Digital sports publisher Minute Media launched its esports brand DblTap a year ago with the aim of covering news and analysis around gaming and the players.
“There was very little storytelling around the sport. There was no time with players before and after they’re onstage or understanding what life on tour is like,” said Duncan McMonagle, svp and gm of esports at Minute Media. “We’re committed to showing esports fans what it’s like on the ground. There’s not enough time in the streaming broadcast to tackle that, and esports is still so nascent.”
DblTap has a video team of 20 creating roughly 150 videos a month. Fans create 70 percent of its written articles, which is lower than Minute Media’s other brands — 90min and 12up — because the publisher bought nonexclusive highlights rights from DreamHack and the Electronic Sports League. This gives the publisher more access to players to make content around the broadcast, like following players offstage in an informal setting, for instance, using polls and interactive quizzes that get broadcast during the live feed, often streamed on platforms like Twitch or YouTube.
Audience to the site has doubled over a year to 6.5 million unique monthly users, and average session length is four minutes, McMonagle said. Esports has a global audience of 380 million this year, a year-over-year growth of 14 percent, according to a report by gaming research company Newzoo.
Naturally, this has attracted interest, and TV broadcasters have been getting into esports in various ways. Telemundo broadcast FIFA’s esports World Cup. ESPN broadcasts live gaming competitions and has reporters covering esports news and tournaments. Turner has an esports league. Esports audiences are young and predominantly male. Distributing esports content to TV, in theory, would bring down the average age, something broadcasters are eager to do — though esports audiences are used to viewing on digital platforms. According to Minute Media, 50 percent of esports viewing happens on desktop because it needs more processing clout.

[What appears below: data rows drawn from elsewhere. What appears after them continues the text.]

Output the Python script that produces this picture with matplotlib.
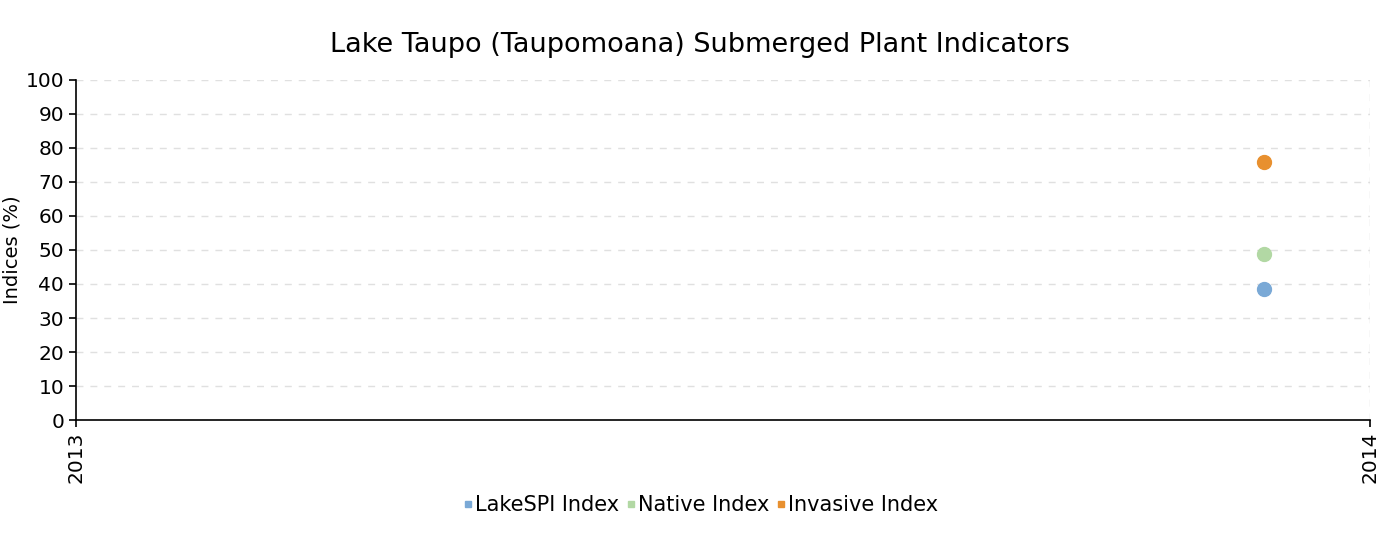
import matplotlib
matplotlib.use("Agg")
import matplotlib.pyplot as plt
import matplotlib.dates as mdates
from datetime import datetime

series = ["LakeSPI Index", "Native Index", "Invasive Index"]
colors = ["#7aa9d6", "#b2d8a4", "#e8902f"]
survey_dates = [datetime(2013, 12, 2)]
lakespi = [38.5]
native = [48.7]
invasive = [76.0]
values = [lakespi, native, invasive]

plt.rcParams["font.family"] = ["DejaVu Sans"]

fig = plt.figure(figsize=(14, 5.4), dpi=100)
ax = fig.add_axes([0.0543, 0.2222, 0.9243, 0.6297])

for name, col, vals in zip(series, colors, values):
    ax.plot(survey_dates, vals, "o", color=col, markersize=10, label=name,
            linestyle="none", zorder=3)

ax.set_xlim(datetime(2013, 1, 1), datetime(2014, 1, 1))
ax.set_ylim(0, 100)
ax.set_yticks(range(0, 101, 10))
ax.set_xticks([datetime(2013, 1, 1), datetime(2014, 1, 1)])
ax.xaxis.set_major_formatter(mdates.DateFormatter("%Y"))
ax.tick_params(axis="x", labelrotation=90, labelsize=14.5, length=5, width=1.2)
ax.tick_params(axis="y", labelsize=14.5, length=5, width=1.2)

ax.grid(axis="y", linestyle=(0, (5, 5)), color="#e0e0e0", linewidth=1)
ax.axvline(datetime(2014, 1, 1), linestyle=(0, (5, 5)), color="#d8d8d8", linewidth=1)
for s in ["top", "right"]:
    ax.spines[s].set_visible(False)
for s in ["left", "bottom"]:
    ax.spines[s].set_linewidth(1.2)
ax.set_axisbelow(True)

ax.set_ylabel("Indices (%)", fontsize=14, labelpad=3)
fig.suptitle("Lake Taupo (Taupomoana) Submerged Plant Indicators", fontsize=19.5, y=0.94)

handles = [plt.Line2D([], [], marker="s", color=c, linestyle="none", markersize=4) for c in colors]
fig.legend(handles, series, loc="center", bbox_to_anchor=(0.5, 0.065), ncol=3,
           frameon=False, fontsize=15, handletextpad=0.0, columnspacing=0.3,
           handlelength=0.6)

fig.savefig("out.png", dpi=100)
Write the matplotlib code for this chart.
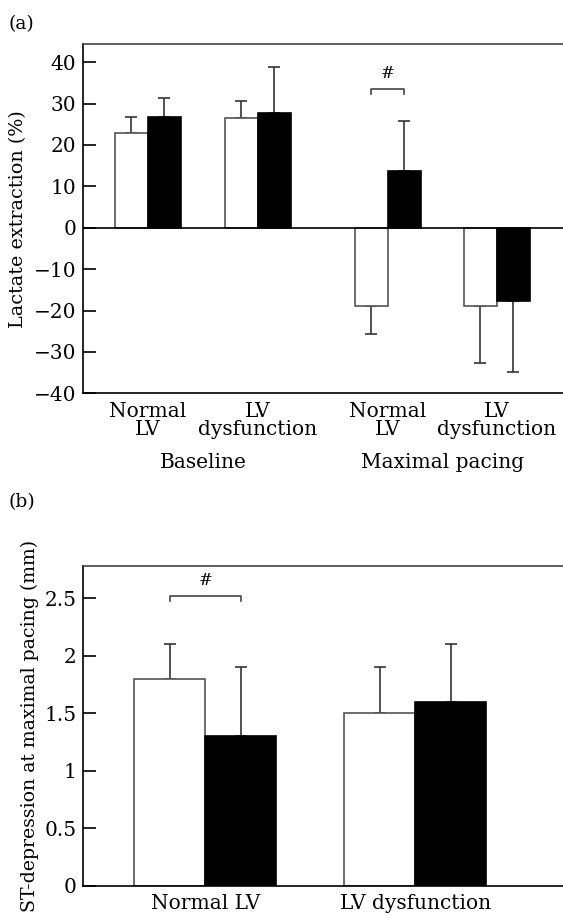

“The audiences are large so publishers are interested, and the demographic is why brands want to play there,” said McMonagle. The same Newzoo report found that brands are expected to invest $694 million (£512 million) in the esports industry, 77 percent of the total market. This will grow to $1.4 billion (£1 billion) by 2021. However, research from Minute Media found that the average revenue per fan in esports is 10 percent that of traditional sports fans.
“Investment trails engagement,” said McMonagle. “The spend is significantly lower from brands than traditional sports.” He said this risk aversion is fueled by not being able to prove return on investment “It’s reach, exposure and engagement,” he said. The publisher is working with roughly a dozen brands, including Warner Bros. and PepsiCo, and the average campaign length is around two months.
DblTap is only in the English language for now. According to the publisher, half of its audience is in the U.S., 15 percent is in the U.K., and it has audiences in Germany, Brazil and countries in Southeast Asia. Minute Media’s football brand, 90min, is in 12 languages. The publisher has been able to scale globally because it spent five years working on its proprietary tech platform before it began monetizing content in 2015.
“The technology came first, and the media came second,” said Asaf Peled, CEO and founder of Minute Media. Minute Media’s tech platform has to be simple and powerful enough for users can upload their own content before Minute Media editors moderate and publish it.
According to Peled, the company has 180 employees across its London, New York and Tel Aviv, Israel, offices, and its annual revenue in the tens of millions. Roughly 30 percent of this comes from licensing its content or technology to media companies like ProSieben, which is a strategic investor; MSN; Yahoo; and Time Warner. The rest is from advertising, including programmatic, sponsorship and branded content.